Securing the Semantic Layer
A primary challenge with edge AI is the increased attack surface. In a centralized data center, physical and network security are concentrated. At the edge, hardware may be located in unmonitored server rooms or retail closets. The Secure AI Factory addresses this through Semantic Security Guardrails—a joint software layer that inspects the intent of AI prompts at the edge before they are processed by the GPU.
By using NVIDIA NIM (NVIDIA Inference Microservices) alongside Cisco's Secure Firewall, enterprises can apply 2026-grade security policies to their AI interactions. If an edge-based AI assistant is prompted to reveal proprietary local data, the Cisco-NVIDIA stack intercepts the request in sub-millisecond time, preventing the model from generating a non-compliant response. This "Security at the Thought Level" is the hallmark of the 2026 factory expansion.
Edge AI Factory Performance Benchmarks
- Inference Latency: 15ms for local RAG (70B parameter models).
- Throughput: 4x increase in concurrent visual inspection streams vs. 2025.
- Security Overhead: < 5% impact on tokens-per-second with full ZTA enabled.
- Deployment Speed: Automated provisioning of edge AI clusters in < 30 minutes.
Edge AI Deployment Blueprint
Enterprises looking to scale their AI Factory to the edge should prioritize the following architecture:
- Distributed RAG: Cache your primary vector databases at the edge using Cisco UCS C-Series for sub-20ms retrieval.
- Zero Trust Fabric: Use Cisco SD-WAN to create secure tunnels for model weight updates and telemetry.
- NVIDIA NIM Microservices: Standardize on NIMs for consistent inference performance across core and edge.
- Unified Dashboard: Monitor "Tokens-per-Second" and "Security Intent" via the Cisco Nexus dashboard.
The Convergence of Networking and Compute
Cisco CEO Chuck Robbins has frequently stated that "Networking is the backbone of AI." This expansion proves the point by treating the network as a programmable compute fabric. The 2026 architecture utilizes NVIDIA Spectrum-X Ethernet networking to provide the high-performance connectivity required for multi-GPU edge clusters.
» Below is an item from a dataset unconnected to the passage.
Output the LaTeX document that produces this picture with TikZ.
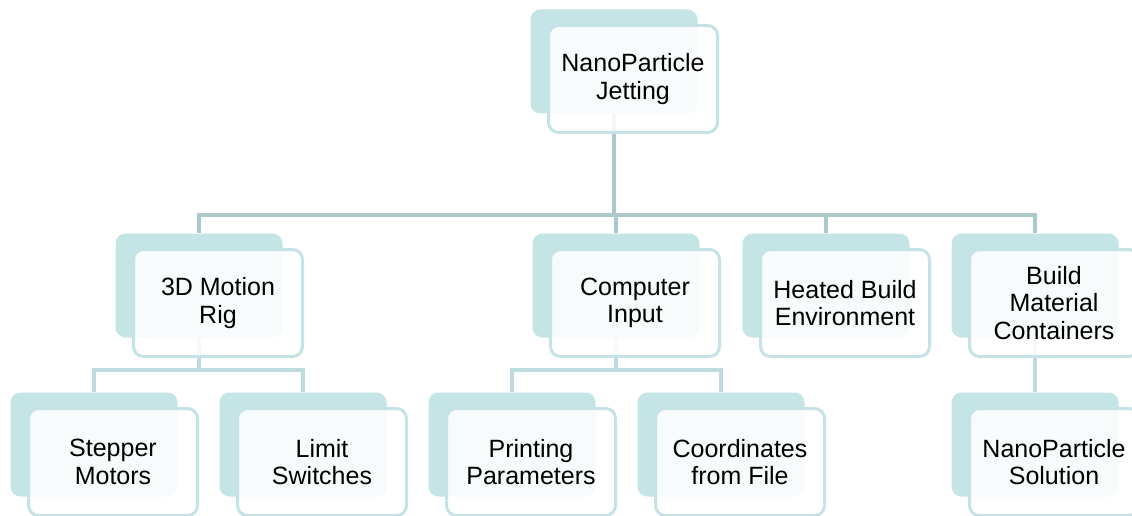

This ensures that even at the edge, data can move between GPUs at 400GbE speeds without congestion.
Furthermore, the Cisco Nexus dashboard now includes an "AI Topology" view, allowing network engineers to manage AI clusters as easily as they manage traditional VLANs. This convergence reduces the operational burden on IT teams, who are often forced to manage AI as a separate, complex silo. In the Secure AI Factory, the AI is just another high-performance service running on the unified Cisco fabric.
Use Case: The Autonomous Factory Floor
Consider a modern automotive manufacturing plant. In 2026, these plants use vision-guided robotics and real-time digital twins to optimize production. A single factory might generate petabytes of telemetry data every day. Moving this data to the cloud for AI analysis is both cost-prohibitive and too slow for real-time control loops.
By deploying a Secure AI Factory node on-site, the plant can process its visual data locally. The NVIDIA Isaac robotics platform runs directly on Cisco UCS hardware, allowing the AI to adjust robotic movements in near-real-time ( < 10ms). If a safety violation is detected, the AI can trigger an emergency stop before a human operator even notices the risk. This is the practical, tangible value of edge AI expansion.
Conclusion: A Unified Frontier
The Cisco and NVIDIA partnership is defining the standard for Enterprise AI Infrastructure in 2026. By extending the Secure AI Factory to the edge, they are enabling a new class of applications that were previously impossible due to latency or security concerns. For the modern enterprise, the question is no longer *if* they should deploy AI, but *how fast* they can push it to the edge where their business actually happens.
As we look toward the remainder of 2026, expect to see further refinements in liquid-cooled edge modules and automated AI compliance auditing. The factory is no longer just a building; it is a global, secure, and intelligent network of machines working in perfect harmony.